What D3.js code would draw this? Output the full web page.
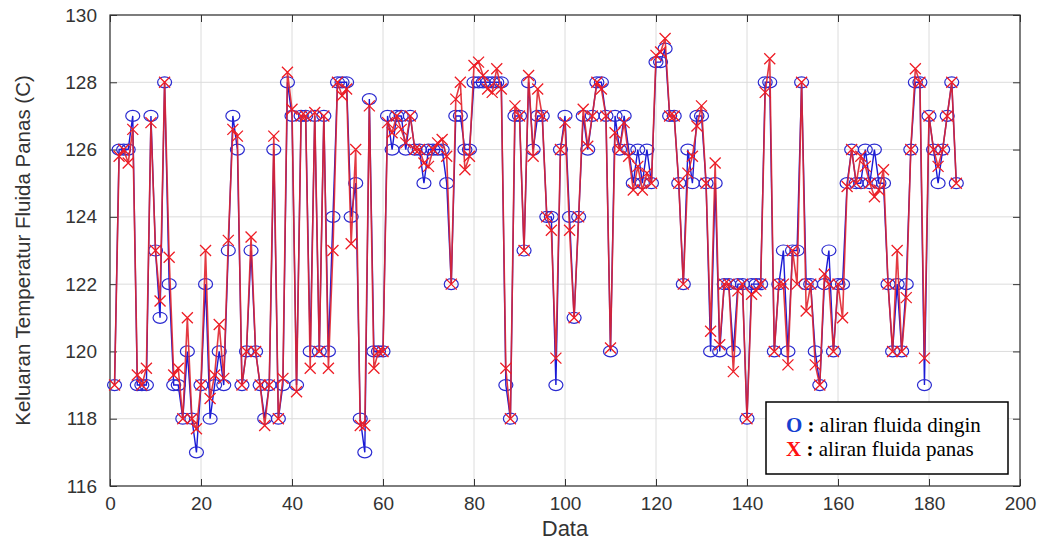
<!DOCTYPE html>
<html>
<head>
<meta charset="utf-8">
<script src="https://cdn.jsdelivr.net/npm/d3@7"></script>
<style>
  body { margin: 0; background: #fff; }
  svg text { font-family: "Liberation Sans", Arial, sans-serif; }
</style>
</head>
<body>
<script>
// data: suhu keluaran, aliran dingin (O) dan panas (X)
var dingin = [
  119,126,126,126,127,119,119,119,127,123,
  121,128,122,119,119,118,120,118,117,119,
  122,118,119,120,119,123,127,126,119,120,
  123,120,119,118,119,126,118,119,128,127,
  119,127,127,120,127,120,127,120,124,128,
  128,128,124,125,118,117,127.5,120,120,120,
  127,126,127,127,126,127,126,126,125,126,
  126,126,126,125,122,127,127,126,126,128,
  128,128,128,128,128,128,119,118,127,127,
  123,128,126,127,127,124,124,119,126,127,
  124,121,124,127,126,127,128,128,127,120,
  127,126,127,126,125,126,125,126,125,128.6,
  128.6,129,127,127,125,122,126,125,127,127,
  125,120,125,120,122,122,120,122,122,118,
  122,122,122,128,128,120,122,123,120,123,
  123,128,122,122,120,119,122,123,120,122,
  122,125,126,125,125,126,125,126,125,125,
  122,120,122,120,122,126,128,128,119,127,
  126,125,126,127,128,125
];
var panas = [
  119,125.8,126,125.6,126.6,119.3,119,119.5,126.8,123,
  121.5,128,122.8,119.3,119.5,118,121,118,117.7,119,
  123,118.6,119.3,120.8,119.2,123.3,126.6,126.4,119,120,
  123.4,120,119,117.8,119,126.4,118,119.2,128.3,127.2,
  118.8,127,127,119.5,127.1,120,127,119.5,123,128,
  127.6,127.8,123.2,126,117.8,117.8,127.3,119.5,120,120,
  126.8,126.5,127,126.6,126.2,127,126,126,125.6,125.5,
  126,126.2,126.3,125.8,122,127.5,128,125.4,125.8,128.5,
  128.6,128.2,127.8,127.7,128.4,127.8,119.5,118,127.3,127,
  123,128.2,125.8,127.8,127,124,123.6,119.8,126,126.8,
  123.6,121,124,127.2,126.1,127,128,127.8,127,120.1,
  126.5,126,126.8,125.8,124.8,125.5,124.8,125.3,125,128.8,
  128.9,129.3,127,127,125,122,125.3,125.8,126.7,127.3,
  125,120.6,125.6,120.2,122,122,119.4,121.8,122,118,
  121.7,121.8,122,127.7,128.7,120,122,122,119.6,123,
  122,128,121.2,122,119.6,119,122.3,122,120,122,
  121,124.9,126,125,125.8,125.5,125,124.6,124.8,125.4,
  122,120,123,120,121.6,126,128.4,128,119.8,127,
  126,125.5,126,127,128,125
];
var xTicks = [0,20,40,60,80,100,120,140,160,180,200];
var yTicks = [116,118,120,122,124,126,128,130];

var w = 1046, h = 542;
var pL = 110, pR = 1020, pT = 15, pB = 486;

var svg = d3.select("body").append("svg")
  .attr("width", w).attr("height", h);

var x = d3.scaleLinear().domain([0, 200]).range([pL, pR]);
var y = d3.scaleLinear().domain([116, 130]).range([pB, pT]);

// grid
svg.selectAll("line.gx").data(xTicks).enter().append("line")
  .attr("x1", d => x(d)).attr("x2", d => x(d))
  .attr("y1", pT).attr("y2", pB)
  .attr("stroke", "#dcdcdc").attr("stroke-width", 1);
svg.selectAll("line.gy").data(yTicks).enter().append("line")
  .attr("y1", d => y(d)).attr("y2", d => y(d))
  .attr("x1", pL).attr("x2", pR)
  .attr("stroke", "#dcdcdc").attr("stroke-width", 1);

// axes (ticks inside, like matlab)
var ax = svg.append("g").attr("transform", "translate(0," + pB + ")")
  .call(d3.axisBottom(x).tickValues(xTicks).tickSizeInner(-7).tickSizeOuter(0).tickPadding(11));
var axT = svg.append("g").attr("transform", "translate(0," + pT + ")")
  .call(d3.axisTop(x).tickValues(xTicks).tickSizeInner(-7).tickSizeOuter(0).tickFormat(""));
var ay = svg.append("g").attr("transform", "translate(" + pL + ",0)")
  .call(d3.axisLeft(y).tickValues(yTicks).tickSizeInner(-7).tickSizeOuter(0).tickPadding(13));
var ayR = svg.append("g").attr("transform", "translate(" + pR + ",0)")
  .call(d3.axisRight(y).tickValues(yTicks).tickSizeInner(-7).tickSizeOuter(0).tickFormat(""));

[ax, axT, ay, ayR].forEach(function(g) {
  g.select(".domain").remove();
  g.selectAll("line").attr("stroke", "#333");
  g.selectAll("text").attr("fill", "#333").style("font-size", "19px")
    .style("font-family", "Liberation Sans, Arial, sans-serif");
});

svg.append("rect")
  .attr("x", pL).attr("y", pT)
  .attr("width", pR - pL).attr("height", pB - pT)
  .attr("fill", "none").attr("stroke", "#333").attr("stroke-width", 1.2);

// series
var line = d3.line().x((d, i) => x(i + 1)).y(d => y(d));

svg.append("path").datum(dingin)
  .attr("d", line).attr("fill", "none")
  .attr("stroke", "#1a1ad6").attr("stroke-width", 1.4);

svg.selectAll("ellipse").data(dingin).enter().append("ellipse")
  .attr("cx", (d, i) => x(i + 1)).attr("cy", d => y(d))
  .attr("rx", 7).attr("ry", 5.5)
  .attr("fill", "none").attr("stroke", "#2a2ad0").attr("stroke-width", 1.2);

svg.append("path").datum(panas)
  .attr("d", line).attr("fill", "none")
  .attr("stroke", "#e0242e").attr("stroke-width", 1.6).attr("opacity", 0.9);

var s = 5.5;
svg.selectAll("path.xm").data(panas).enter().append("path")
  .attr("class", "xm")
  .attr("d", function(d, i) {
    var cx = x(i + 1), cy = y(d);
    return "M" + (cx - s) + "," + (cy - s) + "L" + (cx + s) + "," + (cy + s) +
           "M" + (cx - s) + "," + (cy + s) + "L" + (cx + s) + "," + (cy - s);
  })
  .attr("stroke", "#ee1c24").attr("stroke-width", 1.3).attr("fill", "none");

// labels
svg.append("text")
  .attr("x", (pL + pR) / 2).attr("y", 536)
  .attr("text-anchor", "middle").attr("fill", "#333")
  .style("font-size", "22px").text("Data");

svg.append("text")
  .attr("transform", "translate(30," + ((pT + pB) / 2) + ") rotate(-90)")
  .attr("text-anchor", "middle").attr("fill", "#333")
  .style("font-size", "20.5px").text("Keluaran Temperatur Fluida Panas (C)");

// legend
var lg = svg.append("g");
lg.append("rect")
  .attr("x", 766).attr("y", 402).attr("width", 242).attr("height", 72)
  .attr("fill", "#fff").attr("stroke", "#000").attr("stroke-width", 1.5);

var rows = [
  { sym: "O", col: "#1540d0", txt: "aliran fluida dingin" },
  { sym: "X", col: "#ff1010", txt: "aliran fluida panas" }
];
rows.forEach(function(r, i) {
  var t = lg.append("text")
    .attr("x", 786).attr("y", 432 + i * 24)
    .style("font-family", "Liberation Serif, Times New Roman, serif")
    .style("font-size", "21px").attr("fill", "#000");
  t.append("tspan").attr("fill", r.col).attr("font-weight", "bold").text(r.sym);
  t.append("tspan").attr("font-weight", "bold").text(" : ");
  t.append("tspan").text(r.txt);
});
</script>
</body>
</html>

-----

■ **OBJECTIVE**
Set down the material above as is, without any pictures.

■ **RESPONSE BELOW**
What D3.js code would draw this? Output the full web page.
<!DOCTYPE html>
<html>
<head>
<meta charset="utf-8">
<script src="https://cdn.jsdelivr.net/npm/d3@7"></script>
<style>
  body { margin: 0; background: #fff; }
  svg text { font-family: "Liberation Sans", Arial, sans-serif; }
</style>
</head>
<body>
<script>
// data: suhu keluaran, aliran dingin (O) dan panas (X)
var dingin = [
  119,126,126,126,127,119,119,119,127,123,
  121,128,122,119,119,118,120,118,117,119,
  122,118,119,120,119,123,127,126,119,120,
  123,120,119,118,119,126,118,119,128,127,
  119,127,127,120,127,120,127,120,124,128,
  128,128,124,125,118,117,127.5,120,120,120,
  127,126,127,127,126,127,126,126,125,126,
  126,126,126,125,122,127,127,126,126,128,
  128,128,128,128,128,128,119,118,127,127,
  123,128,126,127,127,124,124,119,126,127,
  124,121,124,127,126,127,128,128,127,120,
  127,126,127,126,125,126,125,126,125,128.6,
  128.6,129,127,127,125,122,126,125,127,127,
  125,120,125,120,122,122,120,122,122,118,
  122,122,122,128,128,120,122,123,120,123,
  123,128,122,122,120,119,122,123,120,122,
  122,125,126,125,125,126,125,126,125,125,
  122,120,122,120,122,126,128,128,119,127,
  126,125,126,127,128,125
];
var panas = [
  119,125.8,126,125.6,126.6,119.3,119,119.5,126.8,123,
  121.5,128,122.8,119.3,119.5,118,121,118,117.7,119,
  123,118.6,119.3,120.8,119.2,123.3,126.6,126.4,119,120,
  123.4,120,119,117.8,119,126.4,118,119.2,128.3,127.2,
  118.8,127,127,119.5,127.1,120,127,119.5,123,128,
  127.6,127.8,123.2,126,117.8,117.8,127.3,119.5,120,120,
  126.8,126.5,127,126.6,126.2,127,126,126,125.6,125.5,
  126,126.2,126.3,125.8,122,127.5,128,125.4,125.8,128.5,
  128.6,128.2,127.8,127.7,128.4,127.8,119.5,118,127.3,127,
  123,128.2,125.8,127.8,127,124,123.6,119.8,126,126.8,
  123.6,121,124,127.2,126.1,127,128,127.8,127,120.1,
  126.5,126,126.8,125.8,124.8,125.5,124.8,125.3,125,128.8,
  128.9,129.3,127,127,125,122,125.3,125.8,126.7,127.3,
  125,120.6,125.6,120.2,122,122,119.4,121.8,122,118,
  121.7,121.8,122,127.7,128.7,120,122,122,119.6,123,
  122,128,121.2,122,119.6,119,122.3,122,120,122,
  121,124.9,126,125,125.8,125.5,125,124.6,124.8,125.4,
  122,120,123,120,121.6,126,128.4,128,119.8,127,
  126,125.5,126,127,128,125
];
var xTicks = [0,20,40,60,80,100,120,140,160,180,200];
var yTicks = [116,118,120,122,124,126,128,130];

var w = 1046, h = 542;
var pL = 110, pR = 1020, pT = 15, pB = 486;

var svg = d3.select("body").append("svg")
  .attr("width", w).attr("height", h);

var x = d3.scaleLinear().domain([0, 200]).range([pL, pR]);
var y = d3.scaleLinear().domain([116, 130]).range([pB, pT]);

// grid
svg.selectAll("line.gx").data(xTicks).enter().append("line")
  .attr("x1", d => x(d)).attr("x2", d => x(d))
  .attr("y1", pT).attr("y2", pB)
  .attr("stroke", "#dcdcdc").attr("stroke-width", 1);
svg.selectAll("line.gy").data(yTicks).enter().append("line")
  .attr("y1", d => y(d)).attr("y2", d => y(d))
  .attr("x1", pL).attr("x2", pR)
  .attr("stroke", "#dcdcdc").attr("stroke-width", 1);

// axes (ticks inside, like matlab)
var ax = svg.append("g").attr("transform", "translate(0," + pB + ")")
  .call(d3.axisBottom(x).tickValues(xTicks).tickSizeInner(-7).tickSizeOuter(0).tickPadding(11));
var axT = svg.append("g").attr("transform", "translate(0," + pT + ")")
  .call(d3.axisTop(x).tickValues(xTicks).tickSizeInner(-7).tickSizeOuter(0).tickFormat(""));
var ay = svg.append("g").attr("transform", "translate(" + pL + ",0)")
  .call(d3.axisLeft(y).tickValues(yTicks).tickSizeInner(-7).tickSizeOuter(0).tickPadding(13));
var ayR = svg.append("g").attr("transform", "translate(" + pR + ",0)")
  .call(d3.axisRight(y).tickValues(yTicks).tickSizeInner(-7).tickSizeOuter(0).tickFormat(""));

[ax, axT, ay, ayR].forEach(function(g) {
  g.select(".domain").remove();
  g.selectAll("line").attr("stroke", "#333");
  g.selectAll("text").attr("fill", "#333").style("font-size", "19px")
    .style("font-family", "Liberation Sans, Arial, sans-serif");
});

svg.append("rect")
  .attr("x", pL).attr("y", pT)
  .attr("width", pR - pL).attr("height", pB - pT)
  .attr("fill", "none").attr("stroke", "#333").attr("stroke-width", 1.2);

// series
var line = d3.line().x((d, i) => x(i + 1)).y(d => y(d));

svg.append("path").datum(dingin)
  .attr("d", line).attr("fill", "none")
  .attr("stroke", "#1a1ad6").attr("stroke-width", 1.4);

svg.selectAll("ellipse").data(dingin).enter().append("ellipse")
  .attr("cx", (d, i) => x(i + 1)).attr("cy", d => y(d))
  .attr("rx", 7).attr("ry", 5.5)
  .attr("fill", "none").attr("stroke", "#2a2ad0").attr("stroke-width", 1.2);

svg.append("path").datum(panas)
  .attr("d", line).attr("fill", "none")
  .attr("stroke", "#e0242e").attr("stroke-width", 1.6).attr("opacity", 0.9);

var s = 5.5;
svg.selectAll("path.xm").data(panas).enter().append("path")
  .attr("class", "xm")
  .attr("d", function(d, i) {
    var cx = x(i + 1), cy = y(d);
    return "M" + (cx - s) + "," + (cy - s) + "L" + (cx + s) + "," + (cy + s) +
           "M" + (cx - s) + "," + (cy + s) + "L" + (cx + s) + "," + (cy - s);
  })
  .attr("stroke", "#ee1c24").attr("stroke-width", 1.3).attr("fill", "none");

// labels
svg.append("text")
  .attr("x", (pL + pR) / 2).attr("y", 536)
  .attr("text-anchor", "middle").attr("fill", "#333")
  .style("font-size", "22px").text("Data");

svg.append("text")
  .attr("transform", "translate(30," + ((pT + pB) / 2) + ") rotate(-90)")
  .attr("text-anchor", "middle").attr("fill", "#333")
  .style("font-size", "20.5px").text("Keluaran Temperatur Fluida Panas (C)");

// legend
var lg = svg.append("g");
lg.append("rect")
  .attr("x", 766).attr("y", 402).attr("width", 242).attr("height", 72)
  .attr("fill", "#fff").attr("stroke", "#000").attr("stroke-width", 1.5);

var rows = [
  { sym: "O", col: "#1540d0", txt: "aliran fluida dingin" },
  { sym: "X", col: "#ff1010", txt: "aliran fluida panas" }
];
rows.forEach(function(r, i) {
  var t = lg.append("text")
    .attr("x", 786).attr("y", 432 + i * 24)
    .style("font-family", "Liberation Serif, Times New Roman, serif")
    .style("font-size", "21px").attr("fill", "#000");
  t.append("tspan").attr("fill", r.col).attr("font-weight", "bold").text(r.sym);
  t.append("tspan").attr("font-weight", "bold").text(" : ");
  t.append("tspan").text(r.txt);
});
</script>
</body>
</html>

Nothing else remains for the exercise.